Interviews about the dialogues with the robot.

The order of the two dialogues (individualized/not individualized) was randomized in consideration of counterbalance.

In this study, 10 older adults (from 60 to 80 years old) of four men and six women, and 10 non-elderly adults (younger than 60 years old) and five men and five women participated. Eight of the older adults were participants in the second user study. The users were instructed to answer to the robot’s voice-call in as much detail as possible before starting the user study.

Result: Figure 17 summarizes the number of overlaps during the dialogue. We counted the number of times the robot’s voice-call and the user’s speech overlapped when the robot started its voice-calls.
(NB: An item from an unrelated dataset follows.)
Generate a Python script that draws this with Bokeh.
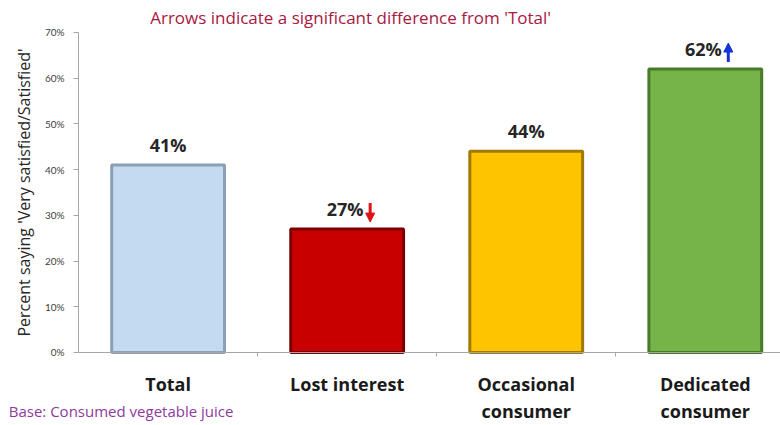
from bokeh.plotting import figure
from bokeh.models import (Range1d, FixedTicker, NumeralTickFormatter, ColumnDataSource,
                          Label, LinearAxis, Arrow, NormalHead)
from bokeh.core.properties import value
from bokeh.embed import file_html
from bokeh.resources import INLINE

# ---- data ----
categories = ["Total", "Lost interest", "Occasional\nconsumer", "Dedicated\nconsumer"]
values = [0.41, 0.27, 0.44, 0.62]
value_labels = ["41%", "27%", "44%", "62%"]
arrows = ["", "down", "", "up"]
bar_colors = ["#C3DAF0", "#C80000", "#FFC400", "#76B44A"]
edge_colors = ["#8C9FB3", "#7A0000", "#A07A00", "#477A2A"]
y_ticks = [0.0, 0.1, 0.2, 0.3, 0.4, 0.5, 0.6, 0.7]
subtitle = "Arrows indicate a significant difference from 'Total'"
base_note = "Base: Consumed vegetable juice"
y_title = "Percent saying 'Very satisfied/Satisfied'"

FONT = "Open Sans"
n = len(categories)
centers = [i + 0.5 for i in range(n)]
boundaries = [i for i in range(1, n)]

# pixel scale of the layout (used to convert pixel gaps into data units)
X_START, X_END = -0.436, 3.92
Y_START, Y_END = -0.1597, 0.770
W, H = 780, 425
px_x = (X_END - X_START) / W
px_y = (Y_END - Y_START) / H

src = ColumnDataSource(dict(
    x=centers, top=values, color=bar_colors, edge=edge_colors,
    label=value_labels,
    dx=[-2 if a else 0 for a in arrows],
))

p = figure(width=W, height=H,
           x_range=Range1d(X_START, X_END), y_range=Range1d(Y_START, Y_END),
           output_backend="svg", toolbar_location=None,
           min_border_left=0, min_border_right=0,
           min_border_top=0, min_border_bottom=0)
p.background_fill_color = "white"
p.border_fill_color = "white"
p.outline_line_color = None
p.xgrid.visible = False
p.ygrid.visible = False

p.vbar(x="x", top="top", width=0.63, source=src,
       fill_color="color", line_color="edge", line_width=3)

p.text(x="x", y="top", text="label", source=src,
       text_align="center", text_baseline="bottom",
       x_offset="dx", y_offset=-8,
       text_font=value(FONT), text_font_style="bold",
       text_font_size="18px", text_color="#262626")

# significance arrows
arrow_colors = {"up": "#1434D8", "down": "#E01414"}
for i, a in enumerate(arrows):
    if not a:
        continue
    ax = centers[i] + 23 * px_x
    lo = values[i] + 7 * px_y
    hi = values[i] + 26 * px_y
    ys, ye = (lo, hi) if a == "up" else (hi, lo)
    c = arrow_colors[a]
    p.add_layout(Arrow(x_start=ax, y_start=ys, x_end=ax, y_end=ye,
                       line_color=c, line_width=3,
                       end=NormalHead(size=9, fill_color=c, line_color=c, line_width=1)))

# y axis
p.yaxis.fixed_location = 0
p.yaxis.bounds = (0, 0.7)
p.yaxis.ticker = FixedTicker(ticks=y_ticks)
p.yaxis.formatter = NumeralTickFormatter(format="0%")
p.yaxis.axis_label = y_title
p.yaxis.axis_label_text_font = FONT
p.yaxis.axis_label_text_font_style = "normal"
p.yaxis.axis_label_text_font_size = "16px"
p.yaxis.axis_label_text_color = "#262626"
p.yaxis.axis_label_standoff = 7
p.yaxis.major_label_text_font = "Lato"
p.yaxis.major_label_text_font_size = "10px"
p.yaxis.major_label_text_color = "#404040"
p.yaxis.major_label_standoff = 9
p.yaxis.major_tick_out = 5
p.yaxis.major_tick_in = 0
p.yaxis.minor_tick_out = 0
p.yaxis.minor_tick_in = 0
p.yaxis.axis_line_color = "#A6A6A6"
p.yaxis.major_tick_line_color = "#A6A6A6"

# x axis: first line of each category label
cat_lines = [c.split("\n") for c in categories]
p.xaxis.fixed_location = 0
p.xaxis.bounds = (0, X_END)
p.xaxis.ticker = FixedTicker(ticks=centers, minor_ticks=boundaries)
p.xaxis.major_label_overrides = {c: l[0] for c, l in zip(centers, cat_lines)}
p.xaxis.major_label_text_font = FONT
p.xaxis.major_label_text_font_style = "bold"
p.xaxis.major_label_text_font_size = "18px"
p.xaxis.major_label_text_color = "#1A1A1A"
p.xaxis.major_label_standoff = 16
p.xaxis.major_tick_out = 0
p.xaxis.major_tick_in = 0
p.xaxis.minor_tick_out = 4
p.xaxis.minor_tick_in = 0
p.xaxis.axis_line_color = "#A6A6A6"
p.xaxis.minor_tick_line_color = "#A6A6A6"

# second line of category labels (wider line spacing than a single multi-line label)
ax2 = LinearAxis(fixed_location=0, bounds=(0, X_END),
                 ticker=FixedTicker(ticks=centers),
                 major_label_overrides={c: (l[1] if len(l) > 1 else "") for c, l in zip(centers, cat_lines)},
                 major_label_text_font=FONT, major_label_text_font_style="bold",
                 major_label_text_font_size="18px", major_label_text_color="#1A1A1A",
                 major_label_standoff=41,
                 axis_line_color=None, major_tick_line_color=None, minor_tick_line_color=None)
p.add_layout(ax2, "below")

# notes
p.add_layout(Label(x=0.4, y=0.733, text=subtitle,
                   text_font=FONT, text_font_size="17px", text_color="#A8183F",
                   text_baseline="middle", text_align="left"))
p.add_layout(Label(x=-0.39, y=-0.127, text=base_note,
                   text_font=FONT, text_font_size="15px", text_color="#8E3A9D",
                   text_baseline="middle", text_align="left"))

open("out.html", "w").write(file_html(p, INLINE))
First, under the condition that the method of individualizing was not adopted, the robot’s voice-calls and user’s reply overlapped 1.5 times on average. By contrast, in the case of the dialogue system, which employed the method of individualizing, the number of overlaps was 3.8 times, on average.

Figure 17.

The number of overlaps for each methods (individualized method vs. generalized method) in User Study 3.

Next, we describe the prediction results of the blank duration and the number of blanks during the user’s speech. We calculated the difference between the predicted value and the observed value (we defined the difference as the prediction error). To ensure the change of the prediction error as a result of online learning, we compared the prediction error at the beginning and at the end of one dialogue user study consisting of 20 voice-calls. The list of the voice-calls is shown in Table 4. Specifically, the beginning stage is a set of 4 turns (turn no 4–7) of a scene about the weather and a walk, except for the first greeting and confirmation of physical condition. Also, the end stage is the set of 4 turns (turn no 16–19) of a scene about the resolution of this year or next year, except for the greeting at the end of the dialogue. Each set includes three voice-calls of not open-question and one voice-calls with open question.
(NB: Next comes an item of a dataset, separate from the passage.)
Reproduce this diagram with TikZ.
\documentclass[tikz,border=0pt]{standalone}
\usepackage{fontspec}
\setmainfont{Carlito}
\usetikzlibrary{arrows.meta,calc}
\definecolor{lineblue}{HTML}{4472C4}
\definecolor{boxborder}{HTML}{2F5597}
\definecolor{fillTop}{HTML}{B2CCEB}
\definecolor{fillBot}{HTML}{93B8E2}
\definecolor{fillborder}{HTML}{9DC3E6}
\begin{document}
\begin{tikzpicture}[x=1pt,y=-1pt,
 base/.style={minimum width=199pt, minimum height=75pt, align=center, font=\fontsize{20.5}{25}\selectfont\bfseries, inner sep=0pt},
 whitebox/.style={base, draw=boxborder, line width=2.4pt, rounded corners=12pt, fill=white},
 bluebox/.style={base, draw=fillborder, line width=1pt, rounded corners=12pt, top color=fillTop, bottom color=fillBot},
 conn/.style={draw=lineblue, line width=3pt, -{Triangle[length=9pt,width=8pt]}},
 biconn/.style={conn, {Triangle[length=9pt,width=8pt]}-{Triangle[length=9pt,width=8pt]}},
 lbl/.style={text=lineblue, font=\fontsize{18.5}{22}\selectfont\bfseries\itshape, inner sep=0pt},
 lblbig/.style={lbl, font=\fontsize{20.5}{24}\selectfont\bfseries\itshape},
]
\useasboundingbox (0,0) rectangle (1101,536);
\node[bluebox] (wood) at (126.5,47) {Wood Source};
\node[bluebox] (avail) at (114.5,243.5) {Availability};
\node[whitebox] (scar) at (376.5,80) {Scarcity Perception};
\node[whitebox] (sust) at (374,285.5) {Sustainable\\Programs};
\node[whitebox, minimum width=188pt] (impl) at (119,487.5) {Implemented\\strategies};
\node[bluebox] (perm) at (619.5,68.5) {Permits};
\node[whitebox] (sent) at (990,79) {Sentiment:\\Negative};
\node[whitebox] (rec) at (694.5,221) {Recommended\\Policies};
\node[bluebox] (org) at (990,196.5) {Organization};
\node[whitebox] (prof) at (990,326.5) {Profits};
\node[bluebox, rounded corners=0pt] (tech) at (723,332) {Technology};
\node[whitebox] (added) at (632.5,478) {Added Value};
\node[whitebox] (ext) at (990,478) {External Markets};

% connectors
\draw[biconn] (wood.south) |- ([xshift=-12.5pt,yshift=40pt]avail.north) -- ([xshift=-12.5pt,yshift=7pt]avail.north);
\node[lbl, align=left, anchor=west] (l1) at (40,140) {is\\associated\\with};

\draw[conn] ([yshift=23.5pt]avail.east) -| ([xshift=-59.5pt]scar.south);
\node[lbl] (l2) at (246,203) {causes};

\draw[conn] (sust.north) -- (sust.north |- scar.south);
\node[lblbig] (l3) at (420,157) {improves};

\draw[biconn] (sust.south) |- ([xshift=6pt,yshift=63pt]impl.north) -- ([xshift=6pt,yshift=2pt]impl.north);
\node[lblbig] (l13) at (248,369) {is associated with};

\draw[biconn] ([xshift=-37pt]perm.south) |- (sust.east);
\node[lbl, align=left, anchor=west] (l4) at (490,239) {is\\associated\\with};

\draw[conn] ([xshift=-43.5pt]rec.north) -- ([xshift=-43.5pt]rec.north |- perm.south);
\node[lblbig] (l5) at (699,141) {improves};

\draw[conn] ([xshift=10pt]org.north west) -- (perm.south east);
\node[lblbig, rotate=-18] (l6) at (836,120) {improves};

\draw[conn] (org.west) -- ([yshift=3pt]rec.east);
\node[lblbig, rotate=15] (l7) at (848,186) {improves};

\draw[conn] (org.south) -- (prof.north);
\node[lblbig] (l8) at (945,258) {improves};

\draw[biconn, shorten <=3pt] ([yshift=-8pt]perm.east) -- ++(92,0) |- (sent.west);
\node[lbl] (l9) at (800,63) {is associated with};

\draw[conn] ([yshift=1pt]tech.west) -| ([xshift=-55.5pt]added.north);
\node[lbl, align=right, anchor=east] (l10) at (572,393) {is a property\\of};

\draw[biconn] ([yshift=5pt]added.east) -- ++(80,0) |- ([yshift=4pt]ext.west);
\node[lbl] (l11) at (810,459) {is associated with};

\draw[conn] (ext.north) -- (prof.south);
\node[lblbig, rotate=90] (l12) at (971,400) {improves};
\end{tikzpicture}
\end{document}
Figures 18–23 shows a graph comparing the prediction errors of the blank duration and the number of blanks at the beginning and at the end of the user study.

Figure 18.

The prediction error of the duration of blank in the case of replies to non-open questions (predicted in the early stage vs. predicted in the late stage).

Figure 19.

The prediction error of the number of blanks in the case of replies to non-open questions (predicted in the early stage vs. predicted in the late stage).

Figure 20.

The prediction error of the duration of blank in the case of replies to open questions (predicted in the early stage vs. predicted in the late stage).

Figure 21.

The prediction error of the number of blanks in the case of replies to open questions (predicted in the early stage vs. predicted in the late stage).

Figure 22.

The observed values of duration of blank according to the type of robot’s voice-call and the values predicted by the robot system at the beginning (before) and at the end of the user study (after) for each user.

Figure 23.

The observed values of the number of blanks according to the type of robot’s voice-call and the values predicted by the robot system at the beginning (before) and at the end of the user study (after) for each user.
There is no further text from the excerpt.